§ WHAT IS EXPECTED
Quote every line of the data below as it stands, omitting pictures.

>> START

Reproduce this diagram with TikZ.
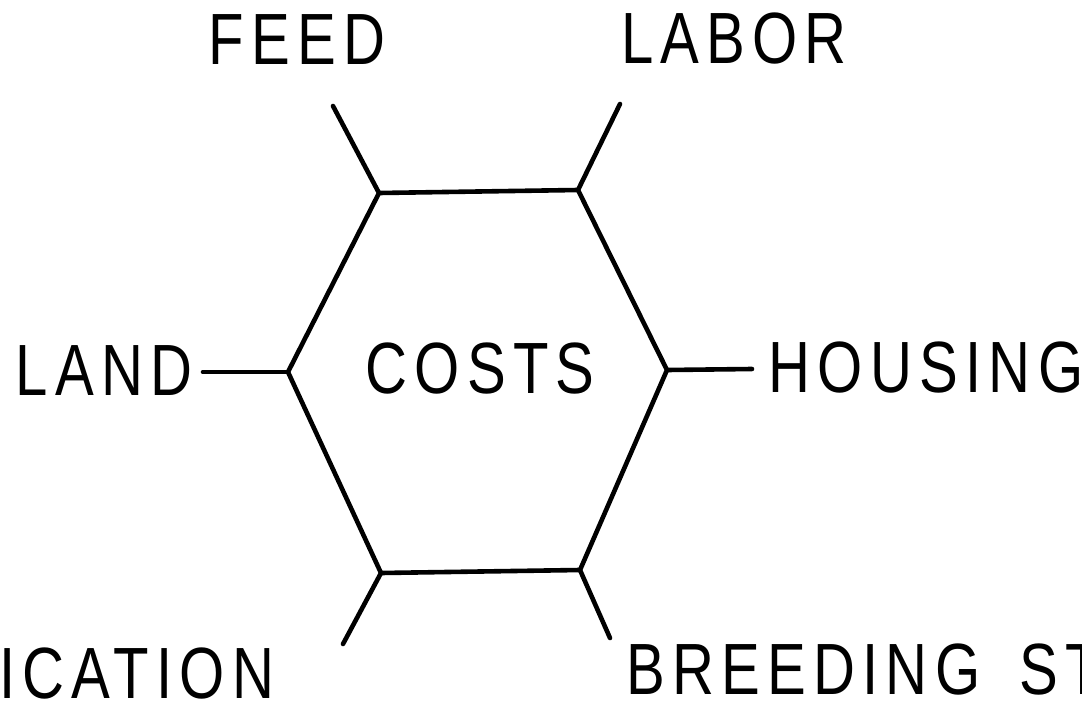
\documentclass[tikz,border=0pt]{standalone}
\usepackage{fontspec}
\setmainfont{Liberation Sans}[FakeStretch=0.8,LetterSpace=10]
\begin{document}
\begin{tikzpicture}[x=1pt,y=-1pt,
  edge/.style={line width=4.6pt,line cap=round,line join=miter},
  lbl/.style={inner sep=0pt,font=\fontsize{72.6}{80}\selectfont}]
\useasboundingbox (0,0) rectangle (1082,704);
\clip (0,0) rectangle (1082,704);
% hexagon vertices
\coordinate (tl) at (379,193);
\coordinate (tr) at (578,190);
\coordinate (r) at (667,370);
\coordinate (br) at (580,570);
\coordinate (bl) at (381,573);
\coordinate (l) at (288,372);
% free ends of spokes
\coordinate (etl) at (333,106);
\coordinate (etr) at (620,104);
\coordinate (el) at (203,372);
\coordinate (er) at (752,369);
\coordinate (ebl) at (343,644);
\coordinate (ebr) at (610,638);
\draw[edge] (tl) -- (tr) -- (r) -- (br) -- (bl) -- (l) -- cycle;
\draw[edge] (tl) -- (etl);
\draw[edge] (tr) -- (etr);
\draw[edge] (l) -- (el);
\draw[edge] (r) -- (er);
\draw[edge] (bl) -- (ebl);
\draw[edge] (br) -- (ebr);
% labels
\node[lbl] (costs) at (480,369) {COSTS};
\node[lbl] (feed) at (297,40) {FEED};
\node[lbl] (labor) at (734,39) {LABOR};
\node[lbl] (land) at (104,371) {LAND};
\node[lbl] (housing) at (926,368) {HOUSING};
\node[lbl,anchor=west] (ication) at (-1,674) {ICATION};
\node[lbl,anchor=west] (breeding) at (626,670) {BREEDING\hspace{16pt} ST};
\end{tikzpicture}
\end{document}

>> END

§ THE COMPLETED TASK
Reproduce this diagram with TikZ.
\documentclass[tikz,border=0pt]{standalone}
\usepackage{fontspec}
\setmainfont{Liberation Sans}[FakeStretch=0.8,LetterSpace=10]
\begin{document}
\begin{tikzpicture}[x=1pt,y=-1pt,
  edge/.style={line width=4.6pt,line cap=round,line join=miter},
  lbl/.style={inner sep=0pt,font=\fontsize{72.6}{80}\selectfont}]
\useasboundingbox (0,0) rectangle (1082,704);
\clip (0,0) rectangle (1082,704);
% hexagon vertices
\coordinate (tl) at (379,193);
\coordinate (tr) at (578,190);
\coordinate (r) at (667,370);
\coordinate (br) at (580,570);
\coordinate (bl) at (381,573);
\coordinate (l) at (288,372);
% free ends of spokes
\coordinate (etl) at (333,106);
\coordinate (etr) at (620,104);
\coordinate (el) at (203,372);
\coordinate (er) at (752,369);
\coordinate (ebl) at (343,644);
\coordinate (ebr) at (610,638);
\draw[edge] (tl) -- (tr) -- (r) -- (br) -- (bl) -- (l) -- cycle;
\draw[edge] (tl) -- (etl);
\draw[edge] (tr) -- (etr);
\draw[edge] (l) -- (el);
\draw[edge] (r) -- (er);
\draw[edge] (bl) -- (ebl);
\draw[edge] (br) -- (ebr);
% labels
\node[lbl] (costs) at (480,369) {COSTS};
\node[lbl] (feed) at (297,40) {FEED};
\node[lbl] (labor) at (734,39) {LABOR};
\node[lbl] (land) at (104,371) {LAND};
\node[lbl] (housing) at (926,368) {HOUSING};
\node[lbl,anchor=west] (ication) at (-1,674) {ICATION};
\node[lbl,anchor=west] (breeding) at (626,670) {BREEDING\hspace{16pt} ST};
\end{tikzpicture}
\end{document}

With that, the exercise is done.